As the audience claps, he saunters offstage, replaced by Silliman. She picks up a wooden baton and taps it around her, as though she’s using it to test the safety of her future steps. Eventually, she drops the baton and seems to turn on it, tentatively approaching it, picking it up, and recoiling from the snapping sound it makes as it reunites with the floor. Each performer makes their chosen sounds visual, reacting to the noises they create. Creitz recalls the process she and the group as a whole went through to arrive at these unique ideas.

“The rehearsal process for Saturday’s show actually began at the auditions where the soon-to-be members sensed and viewed what were their common strengths,” said Creitz. “Then during our class times together on Wednesday and Friday we worked on many premises, concepts [and] specific exercises that helped us to be clear in what we were doing. A plethora of ideas is common in an improv group but presenting them in a cohesive manner is the challenge … As you see, this type of improv takes just as much mental preparation as … physical exertion.”

This physical aspect comes to a head with Part Two of the show, “Slides.” In this section, an old-fashioned projector presents slides created by the group’s members. Each is made of cut and arranged color transparencies, creating a kind of frozen kaleidoscope on the Brown Studio’s walls. One or more group members volunteer to interpret or interact with these images, some choosing to improvise dances while others devise stories.
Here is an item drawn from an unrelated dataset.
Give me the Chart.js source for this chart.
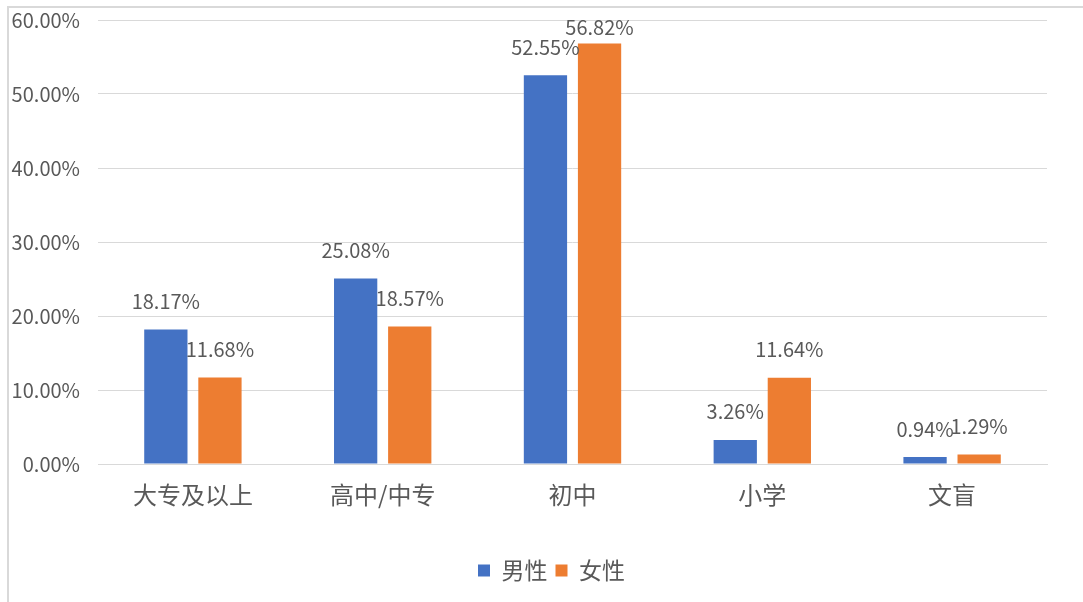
<!DOCTYPE html>
<html>
<head>
<meta charset="utf-8">
<script src="https://cdn.jsdelivr.net/npm/chart.js@4/dist/chart.umd.min.js"></script>
<style>
  body { margin: 0; background: #fff; }
  #frame { position: absolute; left: 7px; top: 6px; width: 1100px; height: 620px;
           border-left: 2px solid #d9d9d9; border-top: 2px solid #d9d9d9; }
  #wrap { position: absolute; left: 0; top: 0; width: 1083px; height: 602px; }
</style>
</head>
<body>
<div id="frame"></div>
<div id="wrap"><canvas id="eduChart" width="1083" height="602"></canvas></div>
<script>
let categories = ["大专及以上", "高中/中专", "初中", "小学", "文盲"];
let male = [18.17, 25.08, 52.55, 3.26, 0.94];
let female = [11.68, 18.57, 56.82, 11.64, 1.29];
let seriesNames = ["男性", "女性"];

let fontFamily = "'Noto Sans CJK SC', 'Noto Sans', sans-serif";
let textColor = "#595959";

// value labels above each bar, like Excel "outside end"
let barLabels = {
    id: "barLabels",
    afterLayout(chart) {
        // excel centres the legend a bit right of the canvas middle
        chart.legend.left += 28;
        chart.legend.right += 28;
    },
    afterDatasetsDraw(chart) {
        let ctx = chart.ctx;
        ctx.save();
        ctx.font = "20px " + fontFamily;
        ctx.fillStyle = textColor;
        ctx.textAlign = "center";
        ctx.textBaseline = "middle";
        chart.data.datasets.forEach((ds, i) => {
            chart.getDatasetMeta(i).data.forEach((bar, j) => {
                let y = Math.max(bar.y - 28, chart.chartArea.top + 7);
                ctx.fillText(ds.data[j].toFixed(2) + "%", bar.x, y);
            });
        });
        ctx.restore();
    }
};

let ctx = document.getElementById("eduChart").getContext("2d");
new Chart(ctx, {
    type: "bar",
    data: {
        labels: categories,
        datasets: [
            { label: seriesNames[0], data: male, backgroundColor: "#4472C4" },
            { label: seriesNames[1], data: female, backgroundColor: "#ED7D31" }
        ]
    },
    options: {
        responsive: false,
        animation: false,
        datasets: { bar: { categoryPercentage: 0.57, barPercentage: 0.8 } },
        layout: { padding: { left: 0, right: 36, top: 20, bottom: 10 } },
        scales: {
            x: {
                grid: { display: false, drawTicks: false },
                border: { color: "#d9d9d9", width: 1 },
                ticks: { color: textColor, font: { family: fontFamily, size: 24 }, padding: 16 },
                afterFit(scale) { scale.height = 87; }
            },
            y: {
                min: 0, max: 60,
                ticks: {
                    stepSize: 10,
                    color: textColor,
                    font: { family: fontFamily, size: 20 },
                    padding: 18,
                    callback: v => v.toFixed(2) + "%"
                },
                grid: { color: "#d9d9d9", lineWidth: 1, drawTicks: false },
                border: { display: false },
                afterFit(scale) {
                    scale.width = 98;
                    scale.paddingTop = 0;
                    scale.paddingBottom = 0;
                }
            }
        },
        plugins: {
            legend: {
                position: "bottom",
                labels: {
                    color: textColor,
                    font: { family: fontFamily, size: 23 },
                    boxWidth: 12, boxHeight: 12, padding: 8
                }
            },
            tooltip: { enabled: false }
        }
    },
    plugins: [barLabels]
});
</script>
</body>
</html>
Shantell Cruz ’19 becomes the double of her shadow, and though the two move in tandem, they seem to be distinctly separate entities. Seamus Good ’18, faced with a hypnotizing spiral that spins and moves as Creitz turns the projector, chases his slide across the room, trying and failing to catch up with it. Michael Masse ’18 runs towards what seems like a door or portal in his image, frantically attempting to make it to the other side as Creitz cheers, “You can do it, laddie! You’ve done it before!” Raucous laughter erupts.

Perhaps the final moment in the show exemplifies the spirit of Six Meters best. With the projector turned towards the ceiling, the final blocks of color are out of everyone’s reach. The members quickly huddle together, holding each other and circling underneath the false skylights. Masse emerges from the middle, and the rest hoist him towards the image, his face illuminated as he gets ever closer. He reaches out – and the studio goes black.

This is that “truth” that Creitz so eagerly wants to share: the truth of working together to come as close as we can to something just out of our reach. Though we might not ever get there, though we might stay forever reaching up to a projected light, held by the weight of those who support us, the least we can do is try.